STATED EXERCISE:
The records underneath are to be repeated exactly, with the pictures left out.
((
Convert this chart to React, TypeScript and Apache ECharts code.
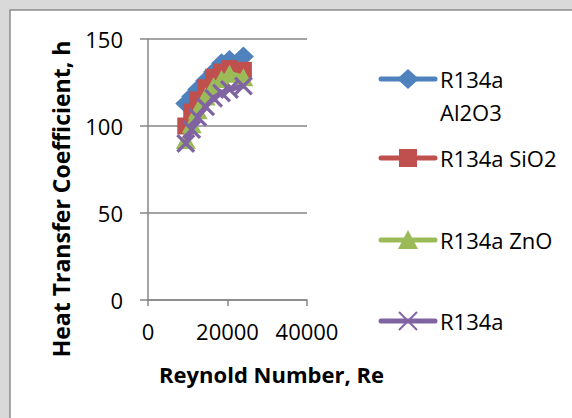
import React, { useEffect, useRef } from "react";
import * as echarts from "echarts";

const reynolds = [9500, 11000, 12500, 14500, 16500, 18500, 20500, 24000];
const al2o3 = [113, 117, 121, 126, 131, 136, 138, 140];
const sio2 = [100, 108, 115, 122, 128, 131, 133, 132];
const zno = [92, 101, 109, 117, 123, 127, 130, 128];
const pure = [90, 98, 105, 111, 116, 119, 121, 123];

const seriesNames = ["R134a Al2O3", "R134a SiO2", "R134a ZnO", "R134a"];
const legendLabels = ["R134a\nAl2O3", "R134a SiO2", "R134a ZnO", "R134a"];
const seriesColors = ["#4F81BD", "#C0504D", "#9BBB59", "#8064A2"];
const seriesSymbols = [
  "diamond",
  "rect",
  "triangle",
  "path://M0,1.2L1.2,0L10,8.8L8.8,10ZM8.8,0L10,1.2L1.2,10L0,8.8Z",
];
const seriesSizes = [[21, 20], [17, 17], [20, 18], [19, 19]];
const seriesData = [al2o3, sio2, zno, pure];
const legendCenters = [79, 158, 240, 321];

const FONT = "'Open Sans', sans-serif";

function legendGraphics() {
  const out: any[] = [];
  const x1 = 381;
  const x2 = 435;
  const cx = 408;
  legendCenters.forEach((cy, i) => {
    const color = seriesColors[i];
    out.push({
      type: "line",
      shape: { x1, y1: cy, x2, y2: cy },
      style: { stroke: color, lineWidth: 5, lineCap: "round" },
      silent: true,
    });
    if (i === 0) {
      out.push({
        type: "polygon",
        shape: { points: [[cx, cy - 10], [cx + 11, cy], [cx, cy + 10], [cx - 11, cy]] },
        style: { fill: color },
        silent: true,
      });
    } else if (i === 1) {
      out.push({
        type: "rect",
        shape: { x: cx - 9, y: cy - 9, width: 18, height: 18 },
        style: { fill: color },
        silent: true,
      });
    } else if (i === 2) {
      out.push({
        type: "polygon",
        shape: { points: [[cx, cy - 10], [cx + 10, cy + 9], [cx - 10, cy + 9]] },
        style: { fill: color },
        silent: true,
      });
    } else {
      out.push({
        type: "line",
        shape: { x1: cx - 9, y1: cy - 9, x2: cx + 9, y2: cy + 9 },
        style: { stroke: color, lineWidth: 2 },
        silent: true,
      });
      out.push({
        type: "line",
        shape: { x1: cx + 9, y1: cy - 9, x2: cx - 9, y2: cy + 9 },
        style: { stroke: color, lineWidth: 2 },
        silent: true,
      });
    }
    out.push({
      type: "text",
      x: 440,
      y: i === 0 ? cy - 16.5 : cy,
      style: {
        text: legendLabels[i],
        fontFamily: FONT,
        fontSize: 22,
        fill: "#000",
        lineHeight: 33,
        align: "left",
        verticalAlign: i === 0 ? "top" : "middle",
      },
      silent: true,
    });
  });
  return out;
}

export default function App() {
  const ref = useRef<HTMLDivElement>(null);
  useEffect(() => {
    if (!ref.current) return;
    const chart = echarts.init(ref.current, undefined, { renderer: "svg" });
    const series = seriesNames.map((name, i) => ({
      name,
      type: "line",
      data: reynolds.map((x, j) => [x, seriesData[i][j]]),
      symbol: seriesSymbols[i],
      symbolSize: seriesSizes[i],
      showAllSymbol: true,
      itemStyle: { color: seriesColors[i], borderWidth: 0 },
      lineStyle: { color: seriesColors[i], width: 5 },
      smooth: 0.2,
      z: 2 + i,
    }));
    chart.setOption({
      animation: false,
      backgroundColor: "#d9d9d9",
      graphic: [
        {
          type: "rect",
          shape: { x: 10, y: 10, width: 600, height: 450 },
          style: { fill: "#ffffff", stroke: "#8c8c8c", lineWidth: 1.5 },
          z: -10,
          silent: true,
        },
        ...legendGraphics(),
      ],
      grid: { left: 148, top: 39, width: 159, height: 261, containLabel: false },
      xAxis: {
        type: "value",
        min: 0,
        max: 40000,
        interval: 20000,
        name: "Reynold Number, Re",
        nameLocation: "middle",
        nameGap: 63,
        nameTextStyle: {
          fontFamily: FONT,
          fontSize: 22,
          fontWeight: "bold",
          color: "#000",
          padding: [0, 0, 0, 88],
        },
        axisLine: { show: true, lineStyle: { color: "#868686", width: 1.5 } },
        axisTick: { show: true, length: 6, lineStyle: { color: "#868686", width: 1.5 } },
        axisLabel: {
          fontFamily: FONT,
          fontSize: 22,
          color: "#000",
          margin: 20,
          formatter: (v: number) => String(v),
        },
        splitLine: { show: false },
      },
      yAxis: {
        type: "value",
        min: 0,
        max: 150,
        interval: 50,
        name: "Heat Transfer Coefficient, h",
        nameLocation: "middle",
        nameGap: 76,
        nameTextStyle: {
          fontFamily: FONT,
          fontSize: 23,
          fontWeight: "bold",
          color: "#000",
          padding: [0, 59, 0, 0],
        },
        axisLine: { show: true, lineStyle: { color: "#868686", width: 1.5 } },
        axisTick: { show: true, length: 8, lineStyle: { color: "#868686", width: 1.5 } },
        axisLabel: { fontFamily: FONT, fontSize: 22, color: "#000", margin: 25 },
        splitLine: { show: true, lineStyle: { color: "#868686", width: 1.5 } },
      },
      series,
    });
    return () => chart.dispose();
  }, []);
  return (
    <div
      ref={ref}
      style={{ position: "fixed", left: 0, top: 0, width: 572, height: 418 }}
    />
  );
}
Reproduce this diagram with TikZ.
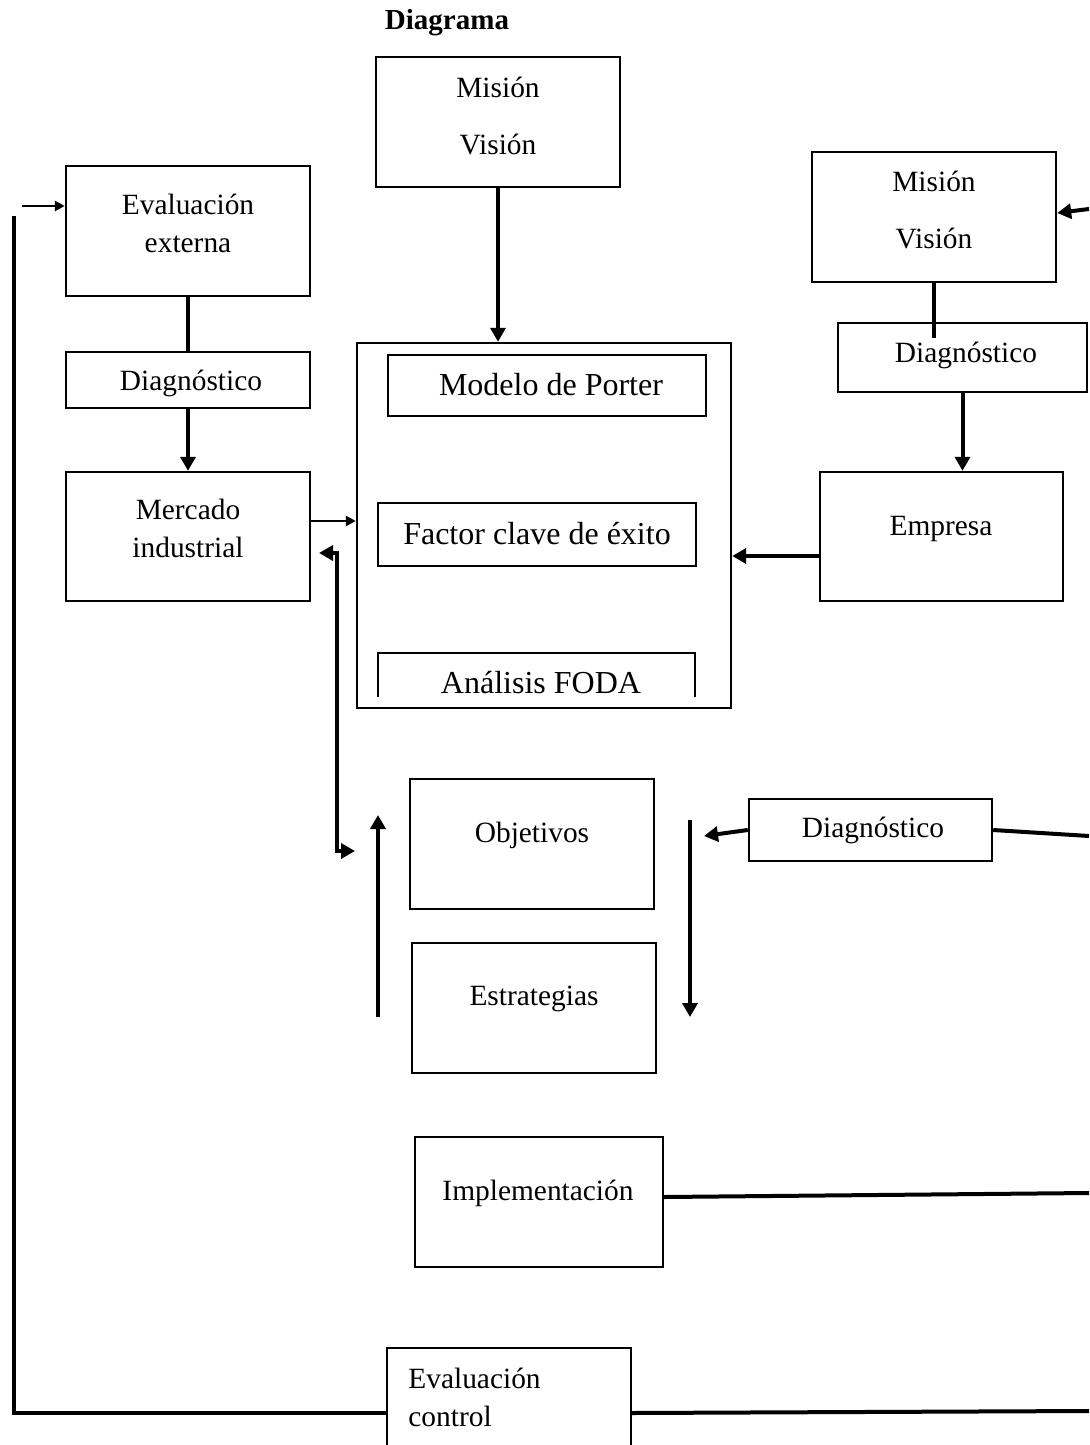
))
TASK OUTPUT:
Convert this chart to React, TypeScript and Apache ECharts code.
import React, { useEffect, useRef } from "react";
import * as echarts from "echarts";

const reynolds = [9500, 11000, 12500, 14500, 16500, 18500, 20500, 24000];
const al2o3 = [113, 117, 121, 126, 131, 136, 138, 140];
const sio2 = [100, 108, 115, 122, 128, 131, 133, 132];
const zno = [92, 101, 109, 117, 123, 127, 130, 128];
const pure = [90, 98, 105, 111, 116, 119, 121, 123];

const seriesNames = ["R134a Al2O3", "R134a SiO2", "R134a ZnO", "R134a"];
const legendLabels = ["R134a\nAl2O3", "R134a SiO2", "R134a ZnO", "R134a"];
const seriesColors = ["#4F81BD", "#C0504D", "#9BBB59", "#8064A2"];
const seriesSymbols = [
  "diamond",
  "rect",
  "triangle",
  "path://M0,1.2L1.2,0L10,8.8L8.8,10ZM8.8,0L10,1.2L1.2,10L0,8.8Z",
];
const seriesSizes = [[21, 20], [17, 17], [20, 18], [19, 19]];
const seriesData = [al2o3, sio2, zno, pure];
const legendCenters = [79, 158, 240, 321];

const FONT = "'Open Sans', sans-serif";

function legendGraphics() {
  const out: any[] = [];
  const x1 = 381;
  const x2 = 435;
  const cx = 408;
  legendCenters.forEach((cy, i) => {
    const color = seriesColors[i];
    out.push({
      type: "line",
      shape: { x1, y1: cy, x2, y2: cy },
      style: { stroke: color, lineWidth: 5, lineCap: "round" },
      silent: true,
    });
    if (i === 0) {
      out.push({
        type: "polygon",
        shape: { points: [[cx, cy - 10], [cx + 11, cy], [cx, cy + 10], [cx - 11, cy]] },
        style: { fill: color },
        silent: true,
      });
    } else if (i === 1) {
      out.push({
        type: "rect",
        shape: { x: cx - 9, y: cy - 9, width: 18, height: 18 },
        style: { fill: color },
        silent: true,
      });
    } else if (i === 2) {
      out.push({
        type: "polygon",
        shape: { points: [[cx, cy - 10], [cx + 10, cy + 9], [cx - 10, cy + 9]] },
        style: { fill: color },
        silent: true,
      });
    } else {
      out.push({
        type: "line",
        shape: { x1: cx - 9, y1: cy - 9, x2: cx + 9, y2: cy + 9 },
        style: { stroke: color, lineWidth: 2 },
        silent: true,
      });
      out.push({
        type: "line",
        shape: { x1: cx + 9, y1: cy - 9, x2: cx - 9, y2: cy + 9 },
        style: { stroke: color, lineWidth: 2 },
        silent: true,
      });
    }
    out.push({
      type: "text",
      x: 440,
      y: i === 0 ? cy - 16.5 : cy,
      style: {
        text: legendLabels[i],
        fontFamily: FONT,
        fontSize: 22,
        fill: "#000",
        lineHeight: 33,
        align: "left",
        verticalAlign: i === 0 ? "top" : "middle",
      },
      silent: true,
    });
  });
  return out;
}

export default function App() {
  const ref = useRef<HTMLDivElement>(null);
  useEffect(() => {
    if (!ref.current) return;
    const chart = echarts.init(ref.current, undefined, { renderer: "svg" });
    const series = seriesNames.map((name, i) => ({
      name,
      type: "line",
      data: reynolds.map((x, j) => [x, seriesData[i][j]]),
      symbol: seriesSymbols[i],
      symbolSize: seriesSizes[i],
      showAllSymbol: true,
      itemStyle: { color: seriesColors[i], borderWidth: 0 },
      lineStyle: { color: seriesColors[i], width: 5 },
      smooth: 0.2,
      z: 2 + i,
    }));
    chart.setOption({
      animation: false,
      backgroundColor: "#d9d9d9",
      graphic: [
        {
          type: "rect",
          shape: { x: 10, y: 10, width: 600, height: 450 },
          style: { fill: "#ffffff", stroke: "#8c8c8c", lineWidth: 1.5 },
          z: -10,
          silent: true,
        },
        ...legendGraphics(),
      ],
      grid: { left: 148, top: 39, width: 159, height: 261, containLabel: false },
      xAxis: {
        type: "value",
        min: 0,
        max: 40000,
        interval: 20000,
        name: "Reynold Number, Re",
        nameLocation: "middle",
        nameGap: 63,
        nameTextStyle: {
          fontFamily: FONT,
          fontSize: 22,
          fontWeight: "bold",
          color: "#000",
          padding: [0, 0, 0, 88],
        },
        axisLine: { show: true, lineStyle: { color: "#868686", width: 1.5 } },
        axisTick: { show: true, length: 6, lineStyle: { color: "#868686", width: 1.5 } },
        axisLabel: {
          fontFamily: FONT,
          fontSize: 22,
          color: "#000",
          margin: 20,
          formatter: (v: number) => String(v),
        },
        splitLine: { show: false },
      },
      yAxis: {
        type: "value",
        min: 0,
        max: 150,
        interval: 50,
        name: "Heat Transfer Coefficient, h",
        nameLocation: "middle",
        nameGap: 76,
        nameTextStyle: {
          fontFamily: FONT,
          fontSize: 23,
          fontWeight: "bold",
          color: "#000",
          padding: [0, 59, 0, 0],
        },
        axisLine: { show: true, lineStyle: { color: "#868686", width: 1.5 } },
        axisTick: { show: true, length: 8, lineStyle: { color: "#868686", width: 1.5 } },
        axisLabel: { fontFamily: FONT, fontSize: 22, color: "#000", margin: 25 },
        splitLine: { show: true, lineStyle: { color: "#868686", width: 1.5 } },
      },
      series,
    });
    return () => chart.dispose();
  }, []);
  return (
    <div
      ref={ref}
      style={{ position: "fixed", left: 0, top: 0, width: 572, height: 418 }}
    />
  );
}
Reproduce this diagram with TikZ.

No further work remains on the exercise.